At least it would be if this were next year and House Speaker Mike Madigan (D-Chicago) gets his wish to move the primary election from the third week in March to the first in February.

What will result?

Lower turnout.

Think of the times you have avoided going out this early February while the temperature has been near zero. We skipped swimming practice Monday.

And, even where it’s warmer, that’s what’s happened.

What if the Bears are in the Superbowl again?

If so, challengers will get virtually no media coverage.

It would be no surprise if all incumbent legislators won re-nomination.

Certainly, fewer will get primary challenges since the filing date will be in November, about a year before the election.

But, as The Hill's reporter Aaron Blake points out,

The change would lengthen the campaign for the state’s two most vulnerable members of Congress, freshman Rep. Peter Roskam (R) and second-term Rep. Melissa Bean (D), and create a nine-month battle for Sen. Dick Durbin (D) if Republicans can muster a strong challenger.
A congressional or state legislative challenger could knock on a lot of doors in seven months, but he or she would have to afford to do so. That might make it difficult for a state employee like Tammy Duckworth, now Director of the Department of Veterans Affairs, unless she takes a salary from her campaign fund, as at least one statewide Republican candidate I know once did.

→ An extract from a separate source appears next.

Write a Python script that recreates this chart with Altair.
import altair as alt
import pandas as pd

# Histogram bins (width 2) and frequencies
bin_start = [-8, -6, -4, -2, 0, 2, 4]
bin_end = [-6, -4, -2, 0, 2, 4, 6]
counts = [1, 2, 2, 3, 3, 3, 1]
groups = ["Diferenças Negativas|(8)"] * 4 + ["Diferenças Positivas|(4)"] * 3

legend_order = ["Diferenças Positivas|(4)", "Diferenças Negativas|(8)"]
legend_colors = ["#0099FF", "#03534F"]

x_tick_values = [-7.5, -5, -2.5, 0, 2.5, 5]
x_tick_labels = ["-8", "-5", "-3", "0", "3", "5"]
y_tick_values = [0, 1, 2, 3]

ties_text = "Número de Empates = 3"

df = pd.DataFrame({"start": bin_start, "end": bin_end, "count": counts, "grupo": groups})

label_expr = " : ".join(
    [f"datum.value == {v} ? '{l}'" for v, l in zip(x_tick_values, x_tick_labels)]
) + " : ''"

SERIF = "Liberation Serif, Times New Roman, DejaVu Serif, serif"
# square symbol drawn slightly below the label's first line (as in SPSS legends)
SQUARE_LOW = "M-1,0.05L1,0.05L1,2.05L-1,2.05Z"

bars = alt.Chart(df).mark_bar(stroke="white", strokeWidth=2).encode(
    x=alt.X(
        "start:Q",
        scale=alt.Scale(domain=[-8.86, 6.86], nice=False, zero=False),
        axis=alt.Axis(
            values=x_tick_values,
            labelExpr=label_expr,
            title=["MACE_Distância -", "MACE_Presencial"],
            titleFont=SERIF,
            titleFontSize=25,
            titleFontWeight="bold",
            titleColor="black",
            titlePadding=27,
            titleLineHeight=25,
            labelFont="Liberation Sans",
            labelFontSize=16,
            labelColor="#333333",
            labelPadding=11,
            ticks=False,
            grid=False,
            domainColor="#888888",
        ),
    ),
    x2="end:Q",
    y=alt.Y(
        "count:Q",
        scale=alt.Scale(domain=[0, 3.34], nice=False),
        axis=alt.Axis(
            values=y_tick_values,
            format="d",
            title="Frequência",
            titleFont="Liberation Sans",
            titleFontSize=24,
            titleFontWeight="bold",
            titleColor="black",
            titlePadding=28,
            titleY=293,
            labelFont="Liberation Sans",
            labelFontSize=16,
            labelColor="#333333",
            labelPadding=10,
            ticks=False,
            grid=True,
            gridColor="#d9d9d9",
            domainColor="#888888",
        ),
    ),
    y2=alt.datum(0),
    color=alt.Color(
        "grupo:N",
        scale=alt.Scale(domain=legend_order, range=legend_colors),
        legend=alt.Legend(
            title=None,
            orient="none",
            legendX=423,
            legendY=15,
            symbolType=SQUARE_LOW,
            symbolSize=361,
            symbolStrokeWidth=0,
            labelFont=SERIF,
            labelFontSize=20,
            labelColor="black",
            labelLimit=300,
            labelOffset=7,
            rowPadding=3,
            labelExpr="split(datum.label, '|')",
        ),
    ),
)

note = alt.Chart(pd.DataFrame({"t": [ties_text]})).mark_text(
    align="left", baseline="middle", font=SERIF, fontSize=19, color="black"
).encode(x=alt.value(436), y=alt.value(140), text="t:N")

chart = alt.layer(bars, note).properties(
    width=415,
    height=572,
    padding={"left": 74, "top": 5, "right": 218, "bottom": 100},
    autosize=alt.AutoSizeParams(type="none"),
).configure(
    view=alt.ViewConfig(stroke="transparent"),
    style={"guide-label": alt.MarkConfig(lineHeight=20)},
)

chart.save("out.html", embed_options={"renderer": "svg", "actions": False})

So, easier to get re-nominated, but maybe harder to get re-elected in a marginal district.

Oh, yes. U.S. Senator Barak Obama wins the Illinois Democratic Party primary election.

And lots of liberal Republican women cross over—as they did in 1992 to vote for Carol Moseley Braun—giving conservative Republicans a better chance of winning Republican primary elections.

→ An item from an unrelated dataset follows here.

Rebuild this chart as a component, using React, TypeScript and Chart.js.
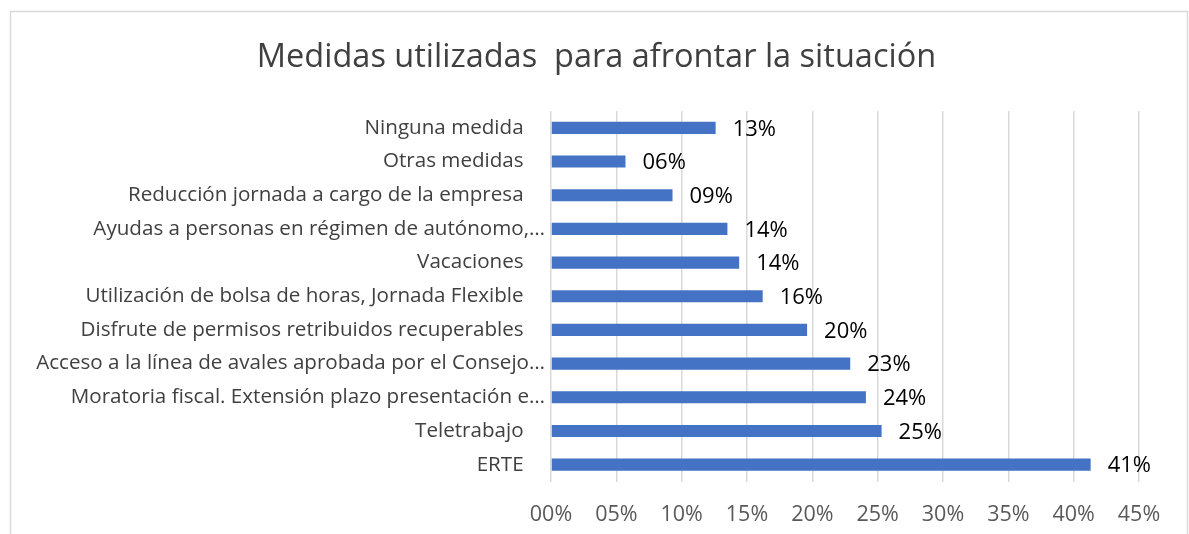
import React, { useEffect, useRef } from "react";
import { Chart, registerables } from "chart.js";

Chart.register(...registerables);

const titleText = "Medidas utilizadas  para afrontar la situación";

const categories = [
  "Ninguna medida",
  "Otras medidas",
  "Reducción jornada a cargo de la empresa",
  "Ayudas a personas en régimen de autónomo,…",
  "Vacaciones",
  "Utilización de bolsa de horas, Jornada Flexible",
  "Disfrute de permisos retribuidos recuperables",
  "Acceso a la línea de avales aprobada por el Consejo…",
  "Moratoria fiscal. Extensión plazo presentación e…",
  "Teletrabajo",
  "ERTE",
];

const values = [12.6, 5.7, 9.3, 13.5, 14.4, 16.2, 19.6, 22.9, 24.1, 25.3, 41.3];

const xTickMin = 0;
const xTickMax = 45;
const xTickStep = 5;

const fmtPct = (v: number) => String(Math.round(v)).padStart(2, "0") + "%";

const FONT = "'Open Sans', sans-serif";

const decorPlugin = {
  id: "decor",
  beforeDraw(chart: any) {
    const { ctx } = chart;
    ctx.save();
    ctx.fillStyle = "#ffffff";
    ctx.fillRect(0, 0, chart.width, chart.height);
    ctx.strokeStyle = "#d9d9d9";
    ctx.lineWidth = 1.5;
    ctx.strokeRect(10.5, 11.5, 1177, 700);
    ctx.fillStyle = "#404040";
    ctx.font = `32.5px ${FONT}`;
    ctx.textAlign = "center";
    ctx.textBaseline = "alphabetic";
    ctx.fillText(titleText, 596.5, 66.5);
    ctx.restore();
  },
  afterDatasetsDraw(chart: any) {
    const { ctx } = chart;
    const meta = chart.getDatasetMeta(0);
    ctx.save();
    ctx.fillStyle = "#000000";
    ctx.font = `22px ${FONT}`;
    ctx.textAlign = "left";
    ctx.textBaseline = "middle";
    meta.data.forEach((bar: any, i: number) => {
      ctx.fillText(fmtPct(values[i]), bar.x + 17, bar.y + 1.5);
    });
    ctx.restore();
  },
};

export default function App() {
  const ref = useRef<HTMLCanvasElement | null>(null);
  useEffect(() => {
    if (!ref.current) return;
    const shownLabels = categories.map((c) => (c.endsWith("…") ? c : c + "\u00a0\u00a0\u00a0\u00a0"));
    const chart = new Chart(ref.current, {
      type: "bar",
      data: {
        labels: shownLabels,
        datasets: [
          {
            data: values,
            backgroundColor: "#4472c4",
            borderWidth: 0,
            categoryPercentage: 1,
            barPercentage: 0.36,
          },
        ],
      },
      options: {
        indexAxis: "y",
        animation: false,
        responsive: false,
        maintainAspectRatio: false,
        layout: { padding: { top: 111, right: 50, bottom: 0, left: 0 } },
        plugins: {
          legend: { display: false },
          title: { display: false },
          tooltip: { enabled: false },
        },
        scales: {
          x: {
            min: xTickMin,
            max: xTickMax,
            ticks: {
              stepSize: xTickStep,
              color: "#595959",
              font: { family: FONT, size: 21.5 },
              padding: 20,
              callback: (v: any) => fmtPct(Number(v)),
            },
            grid: { color: "#d9d9d9", lineWidth: 1.5, drawTicks: false },
            border: { display: false },
            afterFit: (s: any) => {
              s.height = 52.5;
            },
          },
          y: {
            ticks: {
              color: "#404040",
              font: { family: FONT, size: 20.6 },
              padding: 6,
              autoSkip: false,
            },
            grid: { display: false, drawTicks: false },
            border: { display: false },
            afterFit: (s: any) => {
              s.width = 551;
            },
          },
        },
      },
      plugins: [decorPlugin],
    });
    return () => chart.destroy();
  }, []);
  return (
    <div style={{ position: "absolute", left: 0, top: 0, width: 1189, height: 534 }}>
      <canvas ref={ref} width={1189} height={534} style={{ display: "block" }} />
    </div>
  );
}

Additional stories at McHenry County Blog.

5 comments:

Anonymous,  1:24 PM  

Not to mention filing your nominating petitions before Halloween, more than ONE YEAR before the General Elections.

You are right; this shift will protect more incumbents from primary challenges. what needs to be done is to insist this measure contain a sunset provision, so that for this obscenely early primary to continue, the General Assembly would have to go on record again to make it so.

Anonymous,  6:46 PM  

An earlier election would only be good for incuments and not for democracy.

The other races are just as important

It is too cold, it is too short
It is incumbent protection
it is disgusting

Anonymous,  2:41 PM  

Couldn't we just have primaries and elections every 10 or 15 years and then just to fill the offices that do not have a relative to take over? It would certainly save time and money.

Anonymous,  7:14 PM  

No elections

just have hereditary succession like a monarchy
and/or let Mayor Daley decide who is your alderman

Anonymous,  8:57 PM  

Early primaries would only be good for primaries. This may come as a shock but Barack Obama and his run for the Presidency is not the only or even the most important election going on. All politics is local. Obama will not change anyone's life. I am just hopeful that we can get some people elected at the local level.